Data to use »
<<<<
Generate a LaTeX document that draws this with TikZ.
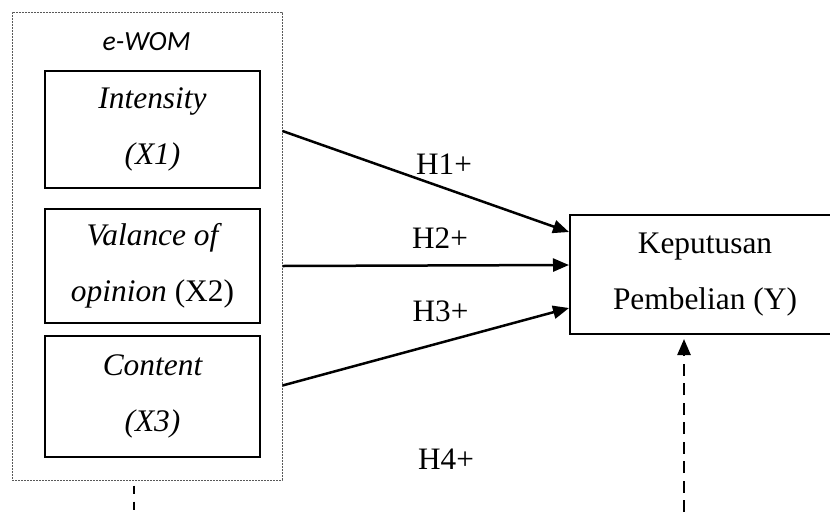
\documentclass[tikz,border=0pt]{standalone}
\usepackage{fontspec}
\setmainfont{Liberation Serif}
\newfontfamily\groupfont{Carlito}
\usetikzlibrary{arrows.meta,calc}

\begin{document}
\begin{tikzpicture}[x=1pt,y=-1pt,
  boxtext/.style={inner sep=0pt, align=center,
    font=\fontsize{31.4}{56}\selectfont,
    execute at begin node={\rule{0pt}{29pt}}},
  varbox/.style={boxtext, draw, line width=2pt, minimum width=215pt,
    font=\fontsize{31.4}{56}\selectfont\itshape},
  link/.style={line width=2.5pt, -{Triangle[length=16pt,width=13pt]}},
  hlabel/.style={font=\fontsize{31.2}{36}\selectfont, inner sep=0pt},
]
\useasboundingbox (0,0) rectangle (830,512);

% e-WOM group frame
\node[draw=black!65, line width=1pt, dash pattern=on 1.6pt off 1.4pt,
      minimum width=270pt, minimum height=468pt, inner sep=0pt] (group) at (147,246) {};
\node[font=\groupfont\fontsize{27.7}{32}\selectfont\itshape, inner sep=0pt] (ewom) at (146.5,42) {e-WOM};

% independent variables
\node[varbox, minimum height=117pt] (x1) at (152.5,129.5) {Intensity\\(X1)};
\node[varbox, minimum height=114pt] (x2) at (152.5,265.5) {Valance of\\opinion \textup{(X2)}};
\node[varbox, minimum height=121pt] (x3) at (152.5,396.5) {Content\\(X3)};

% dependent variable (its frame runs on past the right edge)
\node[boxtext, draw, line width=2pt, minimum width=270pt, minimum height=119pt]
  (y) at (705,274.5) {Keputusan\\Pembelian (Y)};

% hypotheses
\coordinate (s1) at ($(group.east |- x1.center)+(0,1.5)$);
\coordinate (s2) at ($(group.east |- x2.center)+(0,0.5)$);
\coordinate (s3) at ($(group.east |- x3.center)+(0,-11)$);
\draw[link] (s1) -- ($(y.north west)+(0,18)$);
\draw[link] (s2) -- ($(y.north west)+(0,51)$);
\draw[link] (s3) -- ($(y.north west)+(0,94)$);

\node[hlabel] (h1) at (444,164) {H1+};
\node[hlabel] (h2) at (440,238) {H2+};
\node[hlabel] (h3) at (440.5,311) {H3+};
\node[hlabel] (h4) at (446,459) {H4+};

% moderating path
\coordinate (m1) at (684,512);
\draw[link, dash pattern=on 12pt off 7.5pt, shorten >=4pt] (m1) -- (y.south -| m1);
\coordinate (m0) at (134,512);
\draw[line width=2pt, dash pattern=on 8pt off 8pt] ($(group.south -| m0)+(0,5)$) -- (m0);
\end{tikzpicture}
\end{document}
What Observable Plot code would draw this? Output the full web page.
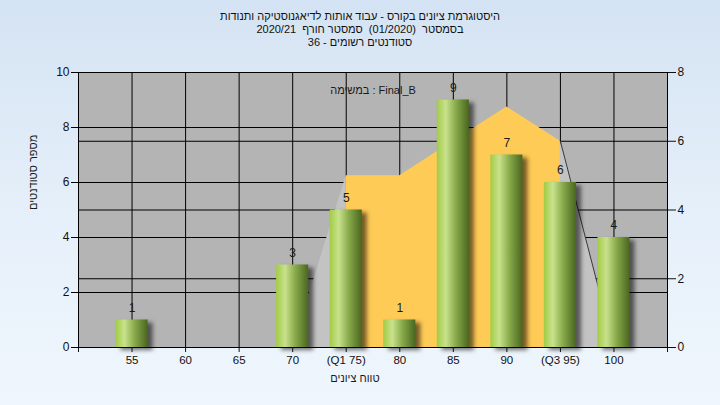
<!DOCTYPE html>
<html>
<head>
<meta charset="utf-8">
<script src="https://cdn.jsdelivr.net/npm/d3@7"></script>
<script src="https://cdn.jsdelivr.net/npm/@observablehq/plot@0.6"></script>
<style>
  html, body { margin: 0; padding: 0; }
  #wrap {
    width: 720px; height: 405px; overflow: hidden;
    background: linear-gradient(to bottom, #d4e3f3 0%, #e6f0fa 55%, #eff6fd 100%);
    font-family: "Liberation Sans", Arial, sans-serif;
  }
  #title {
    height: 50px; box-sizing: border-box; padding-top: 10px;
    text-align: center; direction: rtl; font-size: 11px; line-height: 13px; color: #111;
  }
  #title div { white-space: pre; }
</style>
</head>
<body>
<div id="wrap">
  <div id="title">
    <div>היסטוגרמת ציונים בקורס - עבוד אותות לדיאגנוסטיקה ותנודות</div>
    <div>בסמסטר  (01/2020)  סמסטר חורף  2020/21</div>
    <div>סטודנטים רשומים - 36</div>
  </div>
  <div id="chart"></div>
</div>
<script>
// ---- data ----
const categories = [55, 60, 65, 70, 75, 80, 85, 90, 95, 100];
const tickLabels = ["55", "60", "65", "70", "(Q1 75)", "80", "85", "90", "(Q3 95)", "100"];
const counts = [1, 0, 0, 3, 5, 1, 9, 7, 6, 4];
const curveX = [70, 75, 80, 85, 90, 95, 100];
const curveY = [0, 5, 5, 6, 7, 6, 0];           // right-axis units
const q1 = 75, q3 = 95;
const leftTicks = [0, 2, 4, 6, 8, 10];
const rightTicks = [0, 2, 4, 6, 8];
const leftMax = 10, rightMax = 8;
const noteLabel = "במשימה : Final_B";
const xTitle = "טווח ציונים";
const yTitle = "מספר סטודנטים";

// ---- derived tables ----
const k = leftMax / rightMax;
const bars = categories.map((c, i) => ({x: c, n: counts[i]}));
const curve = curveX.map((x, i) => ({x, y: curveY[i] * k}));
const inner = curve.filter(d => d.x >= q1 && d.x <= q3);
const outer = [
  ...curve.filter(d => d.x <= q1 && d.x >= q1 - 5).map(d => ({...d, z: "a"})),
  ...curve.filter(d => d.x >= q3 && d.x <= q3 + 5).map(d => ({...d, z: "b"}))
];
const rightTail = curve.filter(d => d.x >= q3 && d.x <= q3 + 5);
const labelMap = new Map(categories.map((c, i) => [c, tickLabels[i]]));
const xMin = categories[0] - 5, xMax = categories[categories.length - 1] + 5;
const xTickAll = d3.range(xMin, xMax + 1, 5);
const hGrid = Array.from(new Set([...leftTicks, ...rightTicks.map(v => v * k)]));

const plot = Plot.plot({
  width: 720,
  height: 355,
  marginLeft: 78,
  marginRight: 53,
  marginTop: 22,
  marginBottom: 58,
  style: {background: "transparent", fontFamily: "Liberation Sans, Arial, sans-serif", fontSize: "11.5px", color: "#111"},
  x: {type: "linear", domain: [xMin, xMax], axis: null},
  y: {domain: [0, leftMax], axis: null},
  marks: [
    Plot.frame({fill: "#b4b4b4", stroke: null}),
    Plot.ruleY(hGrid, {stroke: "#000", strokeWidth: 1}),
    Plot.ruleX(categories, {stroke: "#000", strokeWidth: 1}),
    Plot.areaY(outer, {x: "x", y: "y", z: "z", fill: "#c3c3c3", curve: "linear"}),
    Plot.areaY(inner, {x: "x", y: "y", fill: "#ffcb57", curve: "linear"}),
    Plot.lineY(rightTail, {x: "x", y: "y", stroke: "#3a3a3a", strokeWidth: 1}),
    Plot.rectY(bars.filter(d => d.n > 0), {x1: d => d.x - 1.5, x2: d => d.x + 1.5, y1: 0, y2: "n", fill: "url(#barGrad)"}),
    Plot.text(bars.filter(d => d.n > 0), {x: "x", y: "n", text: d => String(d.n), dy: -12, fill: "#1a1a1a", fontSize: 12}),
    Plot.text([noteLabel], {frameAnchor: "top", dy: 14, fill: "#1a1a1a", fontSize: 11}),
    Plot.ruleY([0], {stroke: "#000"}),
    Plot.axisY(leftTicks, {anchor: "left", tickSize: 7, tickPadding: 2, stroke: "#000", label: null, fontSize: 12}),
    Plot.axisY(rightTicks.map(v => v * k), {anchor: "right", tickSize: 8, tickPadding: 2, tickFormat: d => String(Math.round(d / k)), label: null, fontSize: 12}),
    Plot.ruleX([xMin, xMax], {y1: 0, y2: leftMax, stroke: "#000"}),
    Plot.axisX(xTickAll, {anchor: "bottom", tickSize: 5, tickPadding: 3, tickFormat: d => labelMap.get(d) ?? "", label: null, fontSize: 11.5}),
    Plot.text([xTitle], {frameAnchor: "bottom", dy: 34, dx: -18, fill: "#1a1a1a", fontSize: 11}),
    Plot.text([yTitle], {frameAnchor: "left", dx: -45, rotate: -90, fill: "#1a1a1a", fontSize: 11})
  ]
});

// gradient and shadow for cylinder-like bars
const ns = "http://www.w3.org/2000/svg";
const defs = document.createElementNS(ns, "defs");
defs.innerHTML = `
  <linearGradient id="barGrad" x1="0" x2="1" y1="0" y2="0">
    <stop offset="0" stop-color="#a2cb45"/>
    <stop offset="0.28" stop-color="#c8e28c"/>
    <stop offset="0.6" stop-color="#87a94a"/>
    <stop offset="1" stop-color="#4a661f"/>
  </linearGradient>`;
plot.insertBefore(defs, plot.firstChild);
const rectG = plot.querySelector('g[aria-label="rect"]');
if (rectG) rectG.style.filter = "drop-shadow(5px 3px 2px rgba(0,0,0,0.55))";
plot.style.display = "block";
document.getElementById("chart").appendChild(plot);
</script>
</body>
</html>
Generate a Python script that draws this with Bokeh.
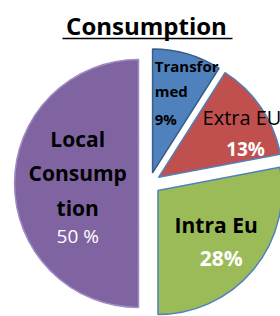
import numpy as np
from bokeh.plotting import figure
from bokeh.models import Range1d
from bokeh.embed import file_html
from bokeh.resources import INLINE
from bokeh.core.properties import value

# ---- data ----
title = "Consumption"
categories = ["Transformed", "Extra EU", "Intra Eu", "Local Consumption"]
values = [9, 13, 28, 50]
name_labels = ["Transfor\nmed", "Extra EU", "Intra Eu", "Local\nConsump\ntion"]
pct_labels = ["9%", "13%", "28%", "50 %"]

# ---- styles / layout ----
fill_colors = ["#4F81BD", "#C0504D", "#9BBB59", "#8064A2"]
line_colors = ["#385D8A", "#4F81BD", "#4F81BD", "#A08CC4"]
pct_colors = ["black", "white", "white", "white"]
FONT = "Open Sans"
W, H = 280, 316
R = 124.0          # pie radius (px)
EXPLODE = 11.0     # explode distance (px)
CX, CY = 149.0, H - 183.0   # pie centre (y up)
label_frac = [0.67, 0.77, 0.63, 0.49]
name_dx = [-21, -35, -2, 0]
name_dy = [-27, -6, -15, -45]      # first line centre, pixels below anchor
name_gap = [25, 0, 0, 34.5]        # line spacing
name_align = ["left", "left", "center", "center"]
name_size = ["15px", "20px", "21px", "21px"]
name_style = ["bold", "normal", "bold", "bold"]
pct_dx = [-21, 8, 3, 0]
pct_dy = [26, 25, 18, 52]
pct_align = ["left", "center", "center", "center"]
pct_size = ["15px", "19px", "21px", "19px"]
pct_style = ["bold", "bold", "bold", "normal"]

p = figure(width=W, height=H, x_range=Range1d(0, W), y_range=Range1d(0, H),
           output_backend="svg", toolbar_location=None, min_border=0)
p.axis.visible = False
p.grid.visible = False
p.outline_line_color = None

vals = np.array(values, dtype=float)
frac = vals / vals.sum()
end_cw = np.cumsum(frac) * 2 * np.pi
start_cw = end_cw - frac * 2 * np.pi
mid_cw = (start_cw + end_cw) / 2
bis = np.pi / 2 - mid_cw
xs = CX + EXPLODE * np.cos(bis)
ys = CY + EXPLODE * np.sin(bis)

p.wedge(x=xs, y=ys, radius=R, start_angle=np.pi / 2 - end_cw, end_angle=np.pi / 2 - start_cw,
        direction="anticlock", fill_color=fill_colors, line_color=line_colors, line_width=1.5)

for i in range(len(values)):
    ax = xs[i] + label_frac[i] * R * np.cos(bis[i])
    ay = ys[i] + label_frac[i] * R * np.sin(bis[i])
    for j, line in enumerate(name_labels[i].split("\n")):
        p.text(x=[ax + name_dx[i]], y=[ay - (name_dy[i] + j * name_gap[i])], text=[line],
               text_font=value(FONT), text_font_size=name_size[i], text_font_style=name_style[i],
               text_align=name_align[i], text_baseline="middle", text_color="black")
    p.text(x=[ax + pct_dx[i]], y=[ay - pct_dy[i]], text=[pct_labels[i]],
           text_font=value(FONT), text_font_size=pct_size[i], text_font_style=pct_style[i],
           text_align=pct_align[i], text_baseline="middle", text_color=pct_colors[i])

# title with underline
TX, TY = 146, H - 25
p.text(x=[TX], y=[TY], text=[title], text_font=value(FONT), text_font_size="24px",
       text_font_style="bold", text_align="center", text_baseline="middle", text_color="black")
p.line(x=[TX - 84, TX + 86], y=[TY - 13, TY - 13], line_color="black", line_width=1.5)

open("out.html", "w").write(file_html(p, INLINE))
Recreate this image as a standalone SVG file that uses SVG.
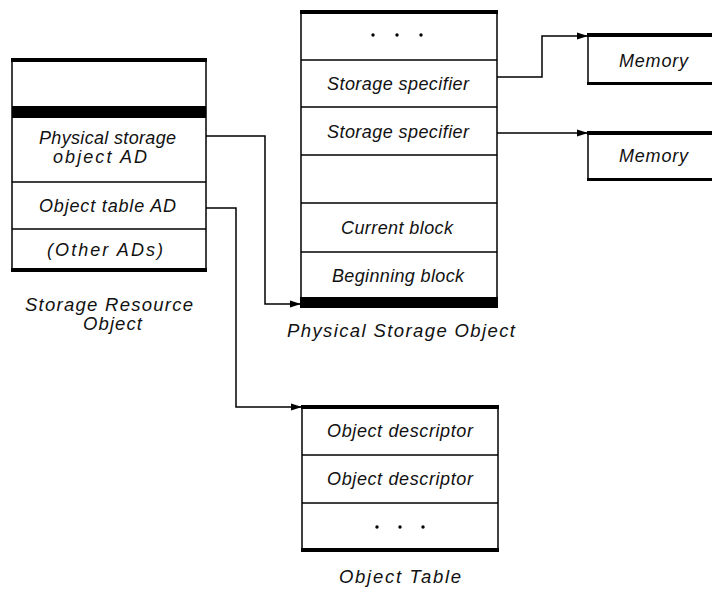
>>>>
Task prompt »
Show all lines from the records above where the word "script" occurs.

Completed exercise »
<script src="https://cdn.jsdelivr.net/npm/d3@7"></script>
<script src="https://cdn.jsdelivr.net/npm/@observablehq/plot@0.6"></script>
<script>
</script>
Generate a Python script that draws this with Bokeh.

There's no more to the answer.